2. Incident Response / Forensics

  • Forensic readiness

    To a certain extent this benefits is real. However, it’s not a cloud-only benefit. You get the same benefit by simply doing virtualization on your infrastructure. VMware allows you to easily clone an image so that you can perform whatever analysis is needed on the image instead of the original virtual machine. Same as Xen.

    However, think about the cases where forensics require physical hard disk scan in case the attacker has “rm” the “bad stuff” such as audit trails or root kit. You now have NO WAY of getting to that in a virtualized environment. Granted, this is probably an issue with any network/san attached storage.

  • Decrease evidence acquisition time

    Same as above, it’s not a cloud-exclusive benefit. It’s simply a benefit of virtualization. The only real benefit of the cloud, as mentioned by Craig, is not having to “find” storage. Though I would say that’s the least of your worries if there’s a real attack that happened.

  • Eliminate or reduce service downtime

    First, if the server/VM is truly “0wn3d”, I am not sure you want to keep that system up and running. You may want to bring a good copy of the VM up and run that instead. (or just go back to a previous good snapshot.)

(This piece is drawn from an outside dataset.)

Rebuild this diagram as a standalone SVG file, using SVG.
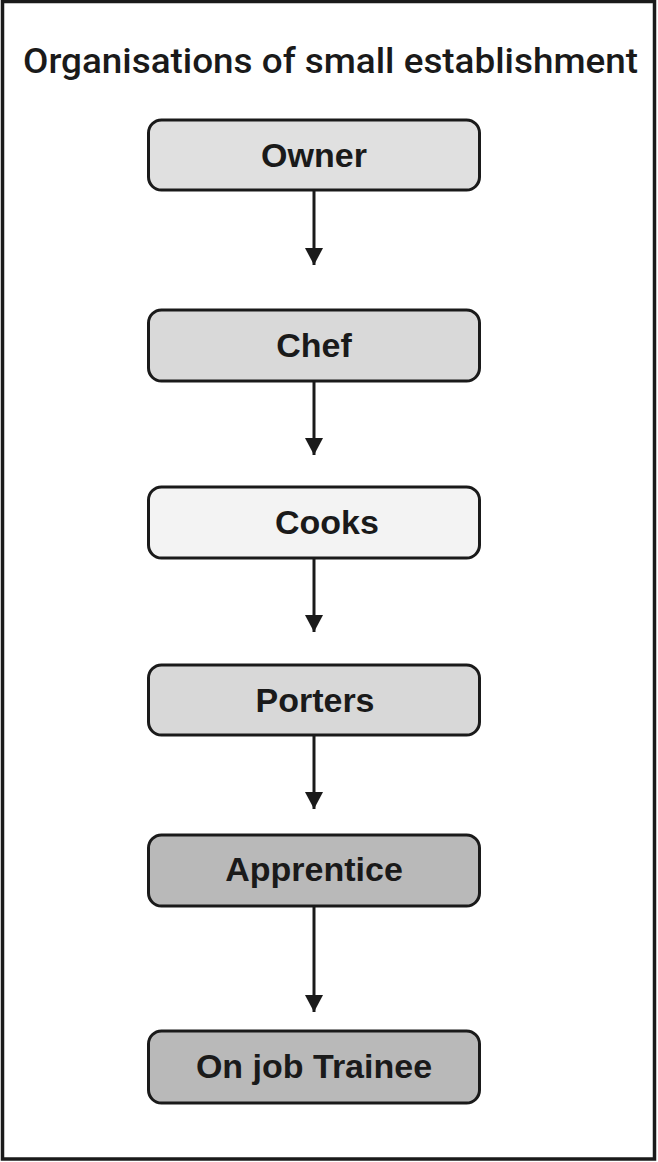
<svg xmlns="http://www.w3.org/2000/svg" width="658" height="1162" viewBox="0 0 658 1162">
<style>
.box{stroke:#1a1a1a;stroke-width:3}
.lbl{font-family:"Liberation Sans",Arial,sans-serif;font-weight:bold;font-size:34px;fill:#1a1a1a;text-anchor:middle}
.title{font-family:Roboto,"Liberation Sans",sans-serif;font-weight:500;font-size:35px;fill:#1a1a1a}
.conn{stroke:#1a1a1a;stroke-width:3;fill:none}
</style>
<defs>
<marker id="arr" markerWidth="20" markerHeight="20" refX="17" refY="10" orient="auto" markerUnits="userSpaceOnUse">
<path d="M0,1 L17,10 L0,19 Z" fill="#1a1a1a"/>
</marker>
</defs>
<rect x="0" y="0" width="658" height="1162" fill="#ffffff"/>
<rect x="2.5" y="1.5" width="652" height="1157.5" fill="none" stroke="#1a1a1a" stroke-width="3.5"/>
<text class="title" x="23" y="73" textLength="615" lengthAdjust="spacingAndGlyphs">Organisations of small establishment</text>
<g id="connectors">
<line class="conn" x1="314" y1="191" x2="314" y2="265" marker-end="url(#arr)"/>
<line class="conn" x1="314" y1="382" x2="314" y2="455" marker-end="url(#arr)"/>
<line class="conn" x1="314" y1="558" x2="314" y2="632" marker-end="url(#arr)"/>
<line class="conn" x1="314" y1="736" x2="314" y2="809" marker-end="url(#arr)"/>
<line class="conn" x1="314" y1="902" x2="314" y2="1012" marker-end="url(#arr)"/>
</g>
<g id="owner">
<rect class="box" x="148.5" y="120" width="331" height="70" rx="13" fill="#e0e0e0"/>
<text class="lbl" x="314" y="167">Owner</text>
</g>
<g id="chef">
<rect class="box" x="148.5" y="310" width="331" height="71" rx="13" fill="#d9d9d9"/>
<text class="lbl" x="314" y="357">Chef</text>
</g>
<g id="cooks">
<rect class="box" x="148.5" y="487" width="331" height="71" rx="13" fill="#f3f3f3"/>
<text class="lbl" x="327" y="534">Cooks</text>
</g>
<g id="porters">
<rect class="box" x="148.5" y="665" width="331" height="70" rx="13" fill="#d8d8d8"/>
<text class="lbl" x="315" y="712">Porters</text>
</g>
<g id="apprentice">
<rect class="box" x="148.5" y="835" width="331" height="71" rx="13" fill="#b9b9b9"/>
<text class="lbl" x="314" y="881">Apprentice</text>
</g>
<g id="trainee">
<rect class="box" x="148.5" y="1031" width="331" height="72" rx="13" fill="#b9b9b9"/>
<text class="lbl" x="314" y="1078">On job Trainee</text>
</g>
</svg>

    Second, with the cloud, you don’t even have a CHOICE of using physical acquisition toolkit. So I am not so sure that’s a benefit. :)

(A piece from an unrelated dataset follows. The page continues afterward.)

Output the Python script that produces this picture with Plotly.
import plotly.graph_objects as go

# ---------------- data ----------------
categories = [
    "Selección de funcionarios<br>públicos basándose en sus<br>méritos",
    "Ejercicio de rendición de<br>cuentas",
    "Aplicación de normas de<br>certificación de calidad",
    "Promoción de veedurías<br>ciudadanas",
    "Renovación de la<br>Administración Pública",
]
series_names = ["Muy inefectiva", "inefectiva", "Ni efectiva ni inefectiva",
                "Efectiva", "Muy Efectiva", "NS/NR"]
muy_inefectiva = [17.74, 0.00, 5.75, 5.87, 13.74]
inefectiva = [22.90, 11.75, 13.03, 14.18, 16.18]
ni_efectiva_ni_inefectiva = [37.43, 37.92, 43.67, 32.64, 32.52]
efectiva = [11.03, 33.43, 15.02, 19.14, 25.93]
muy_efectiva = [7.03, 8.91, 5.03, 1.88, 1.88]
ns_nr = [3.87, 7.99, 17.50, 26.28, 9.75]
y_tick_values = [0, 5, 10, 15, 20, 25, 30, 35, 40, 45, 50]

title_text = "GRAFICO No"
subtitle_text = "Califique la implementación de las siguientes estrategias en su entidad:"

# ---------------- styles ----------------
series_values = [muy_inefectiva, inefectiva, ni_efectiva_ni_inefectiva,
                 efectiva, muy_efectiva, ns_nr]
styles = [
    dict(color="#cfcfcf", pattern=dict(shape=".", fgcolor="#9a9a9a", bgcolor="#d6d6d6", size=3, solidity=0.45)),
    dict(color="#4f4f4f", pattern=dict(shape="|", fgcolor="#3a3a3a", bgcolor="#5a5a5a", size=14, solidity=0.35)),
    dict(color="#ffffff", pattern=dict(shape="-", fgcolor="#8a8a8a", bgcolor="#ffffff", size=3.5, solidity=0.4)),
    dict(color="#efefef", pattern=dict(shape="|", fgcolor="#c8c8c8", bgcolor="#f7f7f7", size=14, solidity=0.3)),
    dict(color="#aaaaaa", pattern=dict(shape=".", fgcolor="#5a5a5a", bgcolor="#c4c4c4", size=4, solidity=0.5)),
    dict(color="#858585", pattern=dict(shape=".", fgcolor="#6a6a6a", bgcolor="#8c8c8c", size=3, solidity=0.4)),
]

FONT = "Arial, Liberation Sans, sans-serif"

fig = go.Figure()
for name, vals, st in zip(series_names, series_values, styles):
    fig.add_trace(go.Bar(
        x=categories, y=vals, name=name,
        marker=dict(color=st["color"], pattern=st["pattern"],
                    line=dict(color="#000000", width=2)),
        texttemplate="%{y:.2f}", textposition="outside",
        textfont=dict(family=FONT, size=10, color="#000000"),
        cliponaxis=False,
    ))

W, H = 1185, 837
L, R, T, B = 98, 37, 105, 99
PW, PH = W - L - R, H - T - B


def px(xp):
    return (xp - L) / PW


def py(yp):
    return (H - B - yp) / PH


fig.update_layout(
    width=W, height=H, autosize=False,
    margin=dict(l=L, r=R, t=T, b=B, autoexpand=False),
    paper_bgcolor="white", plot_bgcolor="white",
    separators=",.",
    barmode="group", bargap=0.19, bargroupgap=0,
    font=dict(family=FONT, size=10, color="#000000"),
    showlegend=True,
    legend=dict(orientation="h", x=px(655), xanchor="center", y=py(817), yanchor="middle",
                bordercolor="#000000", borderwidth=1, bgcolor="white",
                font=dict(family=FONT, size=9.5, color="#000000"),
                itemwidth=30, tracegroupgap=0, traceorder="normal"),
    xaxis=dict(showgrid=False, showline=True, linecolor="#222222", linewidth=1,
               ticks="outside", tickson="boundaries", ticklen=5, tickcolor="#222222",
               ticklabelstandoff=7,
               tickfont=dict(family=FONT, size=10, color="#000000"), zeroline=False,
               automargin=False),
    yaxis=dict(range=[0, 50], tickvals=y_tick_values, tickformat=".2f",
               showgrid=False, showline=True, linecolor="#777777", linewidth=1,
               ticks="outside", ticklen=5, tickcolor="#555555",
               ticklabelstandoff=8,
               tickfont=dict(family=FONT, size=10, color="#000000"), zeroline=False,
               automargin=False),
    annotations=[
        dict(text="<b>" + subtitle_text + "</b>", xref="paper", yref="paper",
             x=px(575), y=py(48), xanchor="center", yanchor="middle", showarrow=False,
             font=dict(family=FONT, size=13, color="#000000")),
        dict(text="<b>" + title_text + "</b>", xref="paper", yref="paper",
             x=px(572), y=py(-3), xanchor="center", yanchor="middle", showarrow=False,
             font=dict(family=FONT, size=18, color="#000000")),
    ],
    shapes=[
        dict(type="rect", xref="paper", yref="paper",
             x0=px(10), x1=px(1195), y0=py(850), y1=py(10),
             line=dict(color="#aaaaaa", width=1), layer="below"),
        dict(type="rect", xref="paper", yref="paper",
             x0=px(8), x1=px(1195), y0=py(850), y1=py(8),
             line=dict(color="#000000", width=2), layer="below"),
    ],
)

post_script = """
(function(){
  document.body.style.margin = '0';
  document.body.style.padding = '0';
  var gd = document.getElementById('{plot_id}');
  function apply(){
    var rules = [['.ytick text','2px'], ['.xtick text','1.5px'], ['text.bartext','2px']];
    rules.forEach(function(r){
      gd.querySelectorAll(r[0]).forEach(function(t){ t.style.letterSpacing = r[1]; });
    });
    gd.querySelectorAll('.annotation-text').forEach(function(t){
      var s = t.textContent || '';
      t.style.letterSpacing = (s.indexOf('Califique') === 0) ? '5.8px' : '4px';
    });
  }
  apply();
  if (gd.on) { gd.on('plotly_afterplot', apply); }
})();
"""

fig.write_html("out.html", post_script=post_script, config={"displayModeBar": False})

  • Decrease evidence transfer time

    Again, not a real benefit of the cloud. First, bit-by-bit copies of the VM in the cloud still takes time just like if you would in the real world. Second, this benefit can also be realized as part of the internal VM infrastructure, not cloud-exclusive.

  • Eliminate forensic image verification time

    Ok, so this is a minor benefit, but not a security benefit of the cloud. It’s more about the performance and scalability of the cloud.

  • Decrease time to access protected documents

    Both this and the next benefit are really about the elasticity and scalability of the clouds and not security.

3. Password assurance testing (aka cracking)

  • Decrease password cracking time

    Same as above, this is about the benefits of elasticity and scalability, not security.

  • Keep cracking activities to dedicated machines

    Same as above, this is about the benefits of elasticity and scalability, not security.

4. Logging

  • ‘Unlimited’, pay per drink storage
  • Improve log indexing and search
  • Getting compliant with Extended logging

Ok, this is about the utility and scalability of the cloud. Not a cloud security benefit. It’s about using the cloud for security tasks.

5. Improve the state of security software (performance)

  • Drive vendors to create more efficient security software

    I believe this is true for even software on dedicated machines. Not cloud-exclusive.

6. Secure builds

  • Pre-hardened, change control builds

    This I agree with. Having pre-built images that are secure from the start is a HUGE benefit. Though it’s a benefit of virtualization and virtual machines, not cloud-exclusive.

  • Reduce exposure through patching offline

    I don’t understand this one. Once the VM is running in production, I can imagine taking that down to do patching. You would have to manage the patching process like any other machine, no?

    Now image templates can be updated with patches so if new machines are started, they are pre-patched.

  • Easier to test impact of security changes

    Again I agree. However, it’s still the benefit of virtualization, not necessarily cloud-exclusive.

7. Security Testing

  • Reduce cost of testing security:

    Agreed. It’s a side benefit of economies of scale.